Is there a better way to enjoy a warm summer evening than listening to the world’s most famous classicist talk about the debauchery and death of a Roman Emperor? Having convinced my friend Simon that there is absolutely not, we headed out to the annual Goldsmiths’ Lecture to hear Professor Mary Beard explore how images of Vitellius have been used in art from the Renaissance to the present day and how it can change our interpretation of what we see.
Although well-known to past generations for his gluttony, cruelty and unhealthy sexual predilections, Vitellius seems not to have been awful enough for modern audiences to pay him much attention. Although, to be fair, he was only emperor for 8 months in 69AD (the year of the four emperors), so didn’t really have time to build up a track record of bad behaviour in the way some of his predecessors, such as Nero and Caligula did.
‘Ah, Nero. Remember that time he tried to drown his mother by rigging the boat she was on to collapse?’ I hear you say. ‘Ah, Caligula. Didn’t he commit incest with his sisters and plan to make his horse a consul?’ Good times.
But back to Vitellius, who, although largely overlooked now, was very popular in Renaissance art. The so-called ‘Grimani Vitellius’ was discovered in the 1520s and, based on the similarity to coinage showing the emperor, was believed (wrongly) to be a representation of Vitellius.
This likeness, Mary argued, was then widely adopted by artists including Titian and Rubens to add different layers of meaning to their paintings. Although the question of whether the audience is intended to recognise Vitellius in the paintings remains open, Mary’s challenge was how featuring Vitellius (with his reputation for all the worst kind of excesses) might change or enhance any interpretation of the picture.

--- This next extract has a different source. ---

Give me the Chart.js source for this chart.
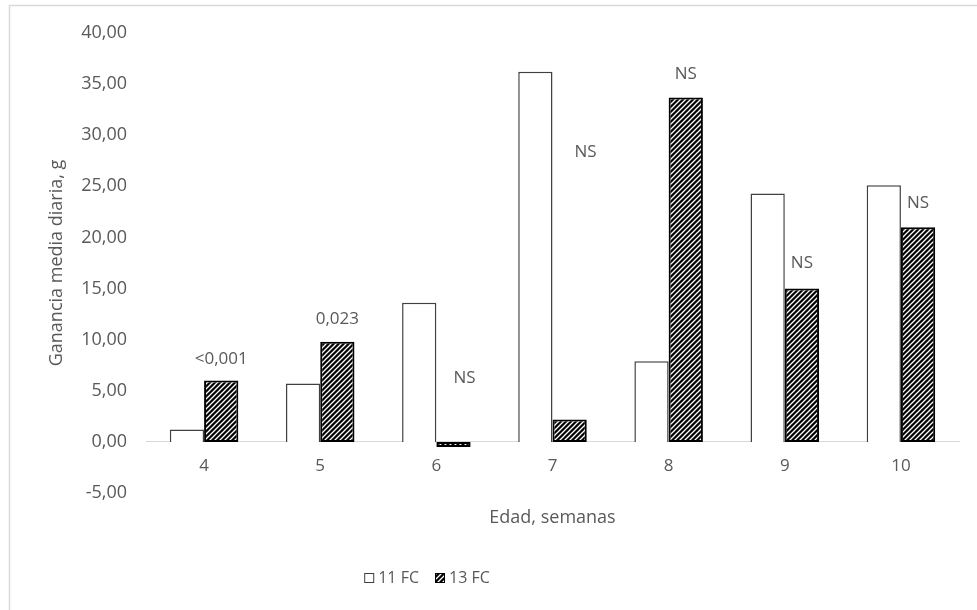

It is surely no coincidence that Thomas Couture features him in his painting ‘The Romans of the Decadence’ (now in the Musee d’Orsay in Paris), nor that it was painted the year before the French Revolution of 1848. It is a sweeping picture that chimes with what Mary described as ‘the casual debauchery of the French bourgeoisie.’ (You can spot Vitellius to the left of the main couple.)
Nor can it be coincidence that the Paris Salon (the official art exhibition of the Académie des Beaux-Arts in Paris) set the death of Vitellius as its theme the year before King Louis Philippe was deposed by the revolution, leading to these pieces by Gustave Housez and Jules-Eugene Lenepveu respectively. Depicting the death of a debauched ruler must have felt pretty edgy in those febrile times.
Sadly Professor Beard retires from academia this year, although she will continue to make a difference through a gift she has made to fund two Classics students from under-represented backgrounds to study at Cambridge. I also hope that she will continue to write, appear on television and lecture in person. Thanks for a great evening, Professor Beard!